[Exercise goal]:
Go from the first line to the line with "[0.2, 2.05, 2.6];" and return those lines verbatim, ends included.

[Dataset extract]:
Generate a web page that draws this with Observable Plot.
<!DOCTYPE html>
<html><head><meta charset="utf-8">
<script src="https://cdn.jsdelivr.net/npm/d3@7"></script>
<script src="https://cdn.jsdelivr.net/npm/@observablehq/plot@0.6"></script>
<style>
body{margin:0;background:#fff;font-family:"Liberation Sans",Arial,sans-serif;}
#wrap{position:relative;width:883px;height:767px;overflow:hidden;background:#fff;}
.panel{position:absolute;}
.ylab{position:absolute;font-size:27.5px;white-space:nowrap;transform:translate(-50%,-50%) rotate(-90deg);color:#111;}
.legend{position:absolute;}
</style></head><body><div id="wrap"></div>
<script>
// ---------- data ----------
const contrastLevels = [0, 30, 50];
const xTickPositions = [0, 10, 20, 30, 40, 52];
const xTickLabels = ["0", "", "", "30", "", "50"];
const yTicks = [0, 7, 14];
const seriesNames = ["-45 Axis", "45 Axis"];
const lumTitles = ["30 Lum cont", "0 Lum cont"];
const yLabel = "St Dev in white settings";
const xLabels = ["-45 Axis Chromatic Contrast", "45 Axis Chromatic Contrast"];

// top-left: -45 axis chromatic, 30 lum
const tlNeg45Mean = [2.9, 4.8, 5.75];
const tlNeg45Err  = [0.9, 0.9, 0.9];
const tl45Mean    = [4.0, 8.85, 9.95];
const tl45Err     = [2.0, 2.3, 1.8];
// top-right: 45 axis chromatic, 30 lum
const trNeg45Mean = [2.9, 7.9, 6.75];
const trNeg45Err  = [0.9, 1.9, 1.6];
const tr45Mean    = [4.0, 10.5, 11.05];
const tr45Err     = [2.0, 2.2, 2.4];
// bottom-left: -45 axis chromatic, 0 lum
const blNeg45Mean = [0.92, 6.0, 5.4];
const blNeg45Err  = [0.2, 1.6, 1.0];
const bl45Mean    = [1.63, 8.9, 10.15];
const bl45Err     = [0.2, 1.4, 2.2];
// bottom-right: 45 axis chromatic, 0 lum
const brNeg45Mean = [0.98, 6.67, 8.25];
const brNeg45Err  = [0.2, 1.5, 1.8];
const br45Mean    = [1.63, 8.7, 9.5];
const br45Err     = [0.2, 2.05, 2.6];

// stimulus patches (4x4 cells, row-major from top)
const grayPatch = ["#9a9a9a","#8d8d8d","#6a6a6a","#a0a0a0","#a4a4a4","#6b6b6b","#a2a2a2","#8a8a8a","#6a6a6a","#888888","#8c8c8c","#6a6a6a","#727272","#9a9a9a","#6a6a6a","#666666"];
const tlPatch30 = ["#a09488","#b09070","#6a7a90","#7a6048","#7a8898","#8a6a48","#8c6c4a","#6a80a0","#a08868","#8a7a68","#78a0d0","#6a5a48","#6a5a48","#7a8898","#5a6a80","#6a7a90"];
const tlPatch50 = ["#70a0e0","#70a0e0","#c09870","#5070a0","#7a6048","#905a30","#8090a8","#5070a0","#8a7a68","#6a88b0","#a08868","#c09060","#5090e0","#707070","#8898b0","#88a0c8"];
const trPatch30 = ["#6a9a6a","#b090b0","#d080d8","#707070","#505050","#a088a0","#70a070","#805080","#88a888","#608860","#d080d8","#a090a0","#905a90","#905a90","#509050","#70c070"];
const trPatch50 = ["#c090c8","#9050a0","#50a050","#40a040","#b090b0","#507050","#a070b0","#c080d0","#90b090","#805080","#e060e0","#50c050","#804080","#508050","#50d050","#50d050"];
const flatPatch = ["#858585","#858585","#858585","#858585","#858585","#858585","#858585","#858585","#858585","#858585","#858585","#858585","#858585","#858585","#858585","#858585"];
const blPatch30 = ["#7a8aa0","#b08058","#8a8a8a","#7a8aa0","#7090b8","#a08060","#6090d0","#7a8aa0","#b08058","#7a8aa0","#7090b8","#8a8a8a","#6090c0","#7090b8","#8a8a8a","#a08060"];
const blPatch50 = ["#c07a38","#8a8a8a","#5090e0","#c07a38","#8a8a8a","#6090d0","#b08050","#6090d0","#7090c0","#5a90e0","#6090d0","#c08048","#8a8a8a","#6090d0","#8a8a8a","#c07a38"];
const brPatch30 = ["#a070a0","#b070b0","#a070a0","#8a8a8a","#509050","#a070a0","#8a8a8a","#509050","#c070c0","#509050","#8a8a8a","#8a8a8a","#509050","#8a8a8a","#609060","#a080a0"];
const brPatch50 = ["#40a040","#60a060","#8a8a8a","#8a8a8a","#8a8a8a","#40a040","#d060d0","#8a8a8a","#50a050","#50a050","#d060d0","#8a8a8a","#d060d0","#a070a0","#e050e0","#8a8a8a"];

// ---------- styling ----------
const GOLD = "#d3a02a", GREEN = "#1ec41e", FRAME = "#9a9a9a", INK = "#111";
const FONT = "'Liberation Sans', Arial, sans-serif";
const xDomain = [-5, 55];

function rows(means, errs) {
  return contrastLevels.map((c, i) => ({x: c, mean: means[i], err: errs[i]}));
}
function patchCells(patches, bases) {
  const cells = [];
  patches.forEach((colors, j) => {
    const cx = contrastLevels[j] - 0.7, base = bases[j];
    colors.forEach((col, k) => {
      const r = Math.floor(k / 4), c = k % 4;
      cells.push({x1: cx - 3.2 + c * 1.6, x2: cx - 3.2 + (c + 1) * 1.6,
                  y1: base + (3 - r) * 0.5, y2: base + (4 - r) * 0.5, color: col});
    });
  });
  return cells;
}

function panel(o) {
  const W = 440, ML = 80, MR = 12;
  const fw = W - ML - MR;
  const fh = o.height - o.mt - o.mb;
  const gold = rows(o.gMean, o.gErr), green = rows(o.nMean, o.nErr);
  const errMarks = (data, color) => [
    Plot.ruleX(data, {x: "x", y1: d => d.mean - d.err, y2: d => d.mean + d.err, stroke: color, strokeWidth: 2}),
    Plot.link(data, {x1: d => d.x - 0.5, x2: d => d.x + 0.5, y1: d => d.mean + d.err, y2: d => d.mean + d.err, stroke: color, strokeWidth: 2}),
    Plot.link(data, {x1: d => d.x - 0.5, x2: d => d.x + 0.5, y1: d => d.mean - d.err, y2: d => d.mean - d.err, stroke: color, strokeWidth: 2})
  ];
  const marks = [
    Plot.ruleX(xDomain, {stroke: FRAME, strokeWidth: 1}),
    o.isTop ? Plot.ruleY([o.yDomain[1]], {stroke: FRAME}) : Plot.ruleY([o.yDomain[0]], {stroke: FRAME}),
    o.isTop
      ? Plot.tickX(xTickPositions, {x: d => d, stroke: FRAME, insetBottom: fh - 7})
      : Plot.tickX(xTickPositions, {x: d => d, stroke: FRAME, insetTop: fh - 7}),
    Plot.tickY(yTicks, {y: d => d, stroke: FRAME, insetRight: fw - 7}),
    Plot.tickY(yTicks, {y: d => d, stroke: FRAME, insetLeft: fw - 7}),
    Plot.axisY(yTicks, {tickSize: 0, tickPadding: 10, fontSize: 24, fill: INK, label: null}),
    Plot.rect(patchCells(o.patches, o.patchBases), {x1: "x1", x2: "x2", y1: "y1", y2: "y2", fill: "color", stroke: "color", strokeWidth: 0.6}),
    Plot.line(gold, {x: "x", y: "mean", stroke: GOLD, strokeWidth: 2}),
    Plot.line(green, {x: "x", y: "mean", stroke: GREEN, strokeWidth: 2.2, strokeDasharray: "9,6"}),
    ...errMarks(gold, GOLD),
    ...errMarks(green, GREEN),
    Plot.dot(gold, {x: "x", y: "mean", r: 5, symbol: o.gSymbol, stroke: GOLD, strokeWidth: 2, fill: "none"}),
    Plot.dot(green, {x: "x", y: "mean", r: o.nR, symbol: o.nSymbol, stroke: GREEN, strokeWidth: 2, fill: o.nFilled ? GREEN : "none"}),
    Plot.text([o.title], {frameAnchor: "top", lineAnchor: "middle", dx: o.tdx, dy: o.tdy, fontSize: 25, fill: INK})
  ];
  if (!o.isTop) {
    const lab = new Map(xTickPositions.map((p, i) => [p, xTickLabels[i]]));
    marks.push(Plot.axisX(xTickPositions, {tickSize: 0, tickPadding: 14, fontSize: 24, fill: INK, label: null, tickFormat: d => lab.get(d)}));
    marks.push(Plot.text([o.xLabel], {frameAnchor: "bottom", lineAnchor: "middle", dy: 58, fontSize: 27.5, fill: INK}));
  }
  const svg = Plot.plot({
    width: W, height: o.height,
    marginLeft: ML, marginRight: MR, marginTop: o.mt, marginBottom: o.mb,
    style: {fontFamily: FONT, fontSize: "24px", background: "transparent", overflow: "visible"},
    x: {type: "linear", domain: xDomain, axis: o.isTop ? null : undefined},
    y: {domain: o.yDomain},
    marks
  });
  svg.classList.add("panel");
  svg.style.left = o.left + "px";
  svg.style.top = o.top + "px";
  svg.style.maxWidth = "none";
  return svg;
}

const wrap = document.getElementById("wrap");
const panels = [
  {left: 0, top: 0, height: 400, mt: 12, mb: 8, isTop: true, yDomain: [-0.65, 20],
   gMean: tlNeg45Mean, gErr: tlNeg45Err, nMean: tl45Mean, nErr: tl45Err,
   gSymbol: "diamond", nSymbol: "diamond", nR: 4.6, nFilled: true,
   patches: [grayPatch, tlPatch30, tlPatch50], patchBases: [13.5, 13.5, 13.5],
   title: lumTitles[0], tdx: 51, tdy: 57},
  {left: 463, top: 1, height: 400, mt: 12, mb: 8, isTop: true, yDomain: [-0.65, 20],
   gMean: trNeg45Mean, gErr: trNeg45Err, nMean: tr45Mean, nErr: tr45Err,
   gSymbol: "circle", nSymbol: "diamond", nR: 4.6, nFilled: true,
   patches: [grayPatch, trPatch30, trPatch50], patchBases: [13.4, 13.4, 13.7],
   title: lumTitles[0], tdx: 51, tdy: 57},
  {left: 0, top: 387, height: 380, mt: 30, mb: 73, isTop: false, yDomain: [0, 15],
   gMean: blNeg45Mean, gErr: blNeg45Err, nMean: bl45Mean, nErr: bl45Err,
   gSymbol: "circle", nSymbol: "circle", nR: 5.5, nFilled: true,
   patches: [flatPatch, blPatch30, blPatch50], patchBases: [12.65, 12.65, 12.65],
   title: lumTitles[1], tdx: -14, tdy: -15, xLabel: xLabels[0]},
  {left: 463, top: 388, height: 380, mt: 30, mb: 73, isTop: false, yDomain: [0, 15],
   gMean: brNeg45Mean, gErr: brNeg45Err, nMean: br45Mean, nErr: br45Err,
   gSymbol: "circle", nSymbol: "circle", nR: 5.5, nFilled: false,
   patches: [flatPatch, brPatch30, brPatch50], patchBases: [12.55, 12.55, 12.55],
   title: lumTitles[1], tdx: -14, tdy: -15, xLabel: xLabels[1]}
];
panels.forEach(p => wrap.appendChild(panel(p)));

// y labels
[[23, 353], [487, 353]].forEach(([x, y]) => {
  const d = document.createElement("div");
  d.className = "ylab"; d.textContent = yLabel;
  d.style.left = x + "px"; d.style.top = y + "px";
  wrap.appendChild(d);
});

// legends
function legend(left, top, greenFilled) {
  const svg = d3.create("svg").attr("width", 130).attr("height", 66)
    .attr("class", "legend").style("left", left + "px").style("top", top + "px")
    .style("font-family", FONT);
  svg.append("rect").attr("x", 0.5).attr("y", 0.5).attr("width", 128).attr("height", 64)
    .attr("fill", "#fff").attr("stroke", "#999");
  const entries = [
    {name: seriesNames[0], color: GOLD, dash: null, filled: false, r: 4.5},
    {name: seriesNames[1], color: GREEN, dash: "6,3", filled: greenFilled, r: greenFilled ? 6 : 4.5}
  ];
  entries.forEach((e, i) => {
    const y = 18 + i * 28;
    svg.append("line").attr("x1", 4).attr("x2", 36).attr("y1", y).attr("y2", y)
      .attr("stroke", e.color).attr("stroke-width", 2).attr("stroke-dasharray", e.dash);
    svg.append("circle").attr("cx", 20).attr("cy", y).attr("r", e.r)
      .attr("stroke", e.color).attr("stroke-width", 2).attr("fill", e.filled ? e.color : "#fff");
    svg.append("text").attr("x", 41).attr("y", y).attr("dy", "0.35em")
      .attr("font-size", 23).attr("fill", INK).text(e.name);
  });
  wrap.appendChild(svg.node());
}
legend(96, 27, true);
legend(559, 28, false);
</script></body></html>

[Exercise solution]:
Generate a web page that draws this with Observable Plot.
<!DOCTYPE html>
<html><head><meta charset="utf-8">
<script src="https://cdn.jsdelivr.net/npm/d3@7"></script>
<script src="https://cdn.jsdelivr.net/npm/@observablehq/plot@0.6"></script>
<style>
body{margin:0;background:#fff;font-family:"Liberation Sans",Arial,sans-serif;}
#wrap{position:relative;width:883px;height:767px;overflow:hidden;background:#fff;}
.panel{position:absolute;}
.ylab{position:absolute;font-size:27.5px;white-space:nowrap;transform:translate(-50%,-50%) rotate(-90deg);color:#111;}
.legend{position:absolute;}
</style></head><body><div id="wrap"></div>
<script>
// ---------- data ----------
const contrastLevels = [0, 30, 50];
const xTickPositions = [0, 10, 20, 30, 40, 52];
const xTickLabels = ["0", "", "", "30", "", "50"];
const yTicks = [0, 7, 14];
const seriesNames = ["-45 Axis", "45 Axis"];
const lumTitles = ["30 Lum cont", "0 Lum cont"];
const yLabel = "St Dev in white settings";
const xLabels = ["-45 Axis Chromatic Contrast", "45 Axis Chromatic Contrast"];

// top-left: -45 axis chromatic, 30 lum
const tlNeg45Mean = [2.9, 4.8, 5.75];
const tlNeg45Err  = [0.9, 0.9, 0.9];
const tl45Mean    = [4.0, 8.85, 9.95];
const tl45Err     = [2.0, 2.3, 1.8];
// top-right: 45 axis chromatic, 30 lum
const trNeg45Mean = [2.9, 7.9, 6.75];
const trNeg45Err  = [0.9, 1.9, 1.6];
const tr45Mean    = [4.0, 10.5, 11.05];
const tr45Err     = [2.0, 2.2, 2.4];
// bottom-left: -45 axis chromatic, 0 lum
const blNeg45Mean = [0.92, 6.0, 5.4];
const blNeg45Err  = [0.2, 1.6, 1.0];
const bl45Mean    = [1.63, 8.9, 10.15];
const bl45Err     = [0.2, 1.4, 2.2];
// bottom-right: 45 axis chromatic, 0 lum
const brNeg45Mean = [0.98, 6.67, 8.25];
const brNeg45Err  = [0.2, 1.5, 1.8];
const br45Mean    = [1.63, 8.7, 9.5];
const br45Err     = [0.2, 2.05, 2.6];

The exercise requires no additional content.